The report proposes a series of “Fast-Track” solutions focused on a digital-first environment to reduce average clearance times from nearly five days to just two.
The primary interventions include a Joint Inspection Scheduling Platform to synchronise Customs and other government agencies (OGA) checks, a digital system to automate post-clearance logistics like truck appointments, and a significant expansion of scanning technology to replace the current reliance on manual physical examinations for 99 percent of cargo.
It also recommends deep technical and institutional reforms to ensure long-term stability and regional competitiveness.
Key operational upgrades involve harmonising risk management data between agencies and stabilizing IT infrastructure to prevent frequent system downtimes that currently stall declarations.
Strategically, the report calls for the establishment of a dedicated TRS Reform Implementation Task Force to oversee these changes and suggests institutionalizing the TRS as a regular benchmarking activity aligned with national development goals and the AfCFTA roadmap.
The TRS showed the importance of transparency and capacity building to bridge existing knowledge gaps among stakeholders.

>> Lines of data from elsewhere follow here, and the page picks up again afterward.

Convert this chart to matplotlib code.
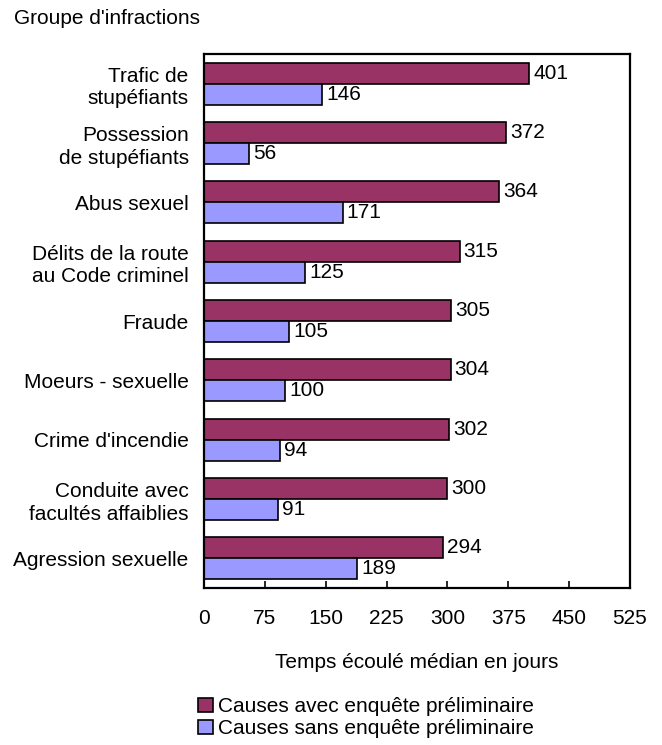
import numpy as np
import matplotlib.pyplot as plt

# Median elapsed time by offence group, with / without preliminary inquiry

plt.rcParams['font.family'] = ['Liberation Sans', 'DejaVu Sans']

categories = ["Trafic de\nstupéfiants", "Possession\nde stupéfiants", "Abus sexuel",
              "Délits de la route\nau Code criminel", "Fraude", "Moeurs - sexuelle",
              "Crime d'incendie", "Conduite avec\nfacultés affaiblies", "Agression sexuelle"]
avec_enquete = [401, 372, 364, 315, 305, 304, 302, 300, 294]
sans_enquete = [146, 56, 171, 125, 105, 100, 94, 91, 189]
xticks = [0, 75, 150, 225, 300, 375, 450, 525]

col_avec = '#993366'
col_sans = '#9999FF'
fs = 15

fig = plt.figure(figsize=(6.62, 7.45), dpi=100)
ax = fig.add_axes([204/662, 1 - 588/745, (630-204)/662, (588-54)/745])

y = np.arange(len(categories))
h = 0.355

b1 = ax.barh(y - h/2, avec_enquete, height=h, color=col_avec, edgecolor='black',
             linewidth=1.2, label='Causes avec enquête préliminaire')
b2 = ax.barh(y + h/2, sans_enquete, height=h, color=col_sans, edgecolor='black',
             linewidth=1.2, label='Causes sans enquête préliminaire')

for bars, vals in [(b1, avec_enquete), (b2, sans_enquete)]:
    for bar, v in zip(bars, vals):
        ax.text(v + 5, bar.get_y() + bar.get_height()/2, str(v),
                va='center', ha='left', fontsize=fs)

ax.set_ylim(len(categories) - 0.5, -0.5)
ax.set_xlim(0, 525)
ax.set_yticks(y)
ax.set_yticklabels(categories, fontsize=fs, multialignment='right', linespacing=1.25)
ax.tick_params(axis='y', length=0, pad=11)
ax.set_xticks(xticks)
ax.set_xticklabels([str(t) for t in xticks], fontsize=fs)
ax.tick_params(axis='x', direction='in', length=5, width=1.2, pad=15)

for s in ax.spines.values():
    s.set_linewidth(1.6)

ax.set_xlabel('Temps écoulé médian en jours', fontsize=fs, labelpad=18)
fig.text(14/662, 1 - 19/745, "Groupe d'infractions", fontsize=fs, va='center', ha='left')

fig.legend(handles=[b1, b2], loc='upper left', bbox_to_anchor=(190/662, 1 - 689/745),
           frameon=False, fontsize=fs, handlelength=0.7, handleheight=0.7,
           handletextpad=0.25, labelspacing=0.15, borderaxespad=0)

fig.savefig('out.png', dpi=100)
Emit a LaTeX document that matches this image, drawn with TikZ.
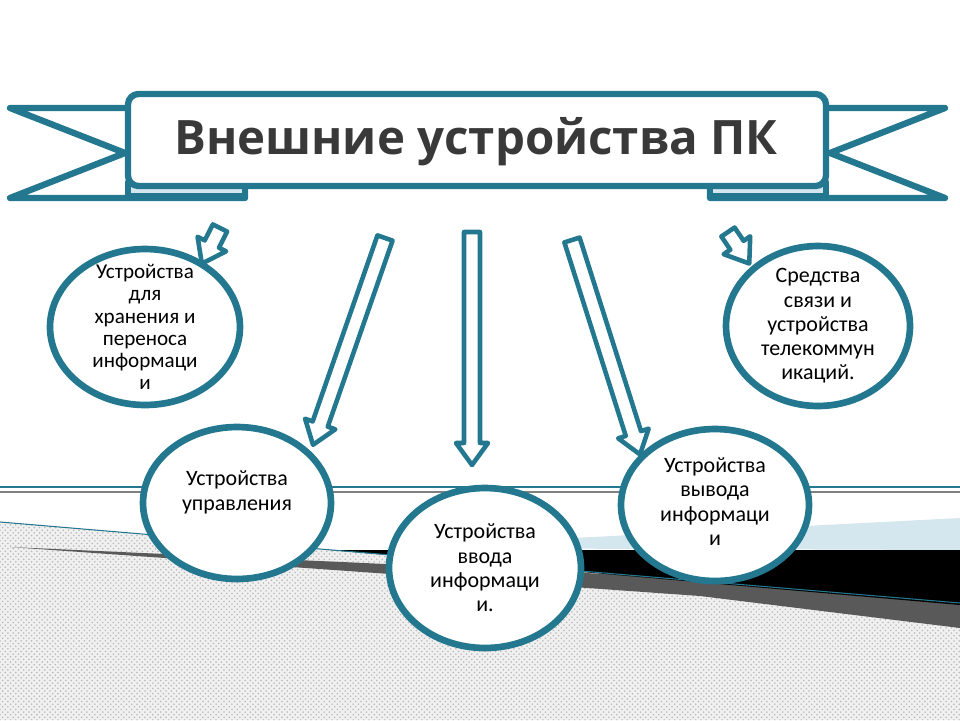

Recommended measures include the launch of public performance dashboards for real-time visibility and standardized training programs, such as a “TRS Handbook,” to improve procedural compliance.
Bashir Adeniyi, the comptroller-general of Customs said the findings will clear a path to “reducing cargo dwell time, enhancing inter-agency coordination, and aligning Nigeria’s practices with its commitments under the World Trade Organization (WTO) Trade Facilitation Agreement (TFA).”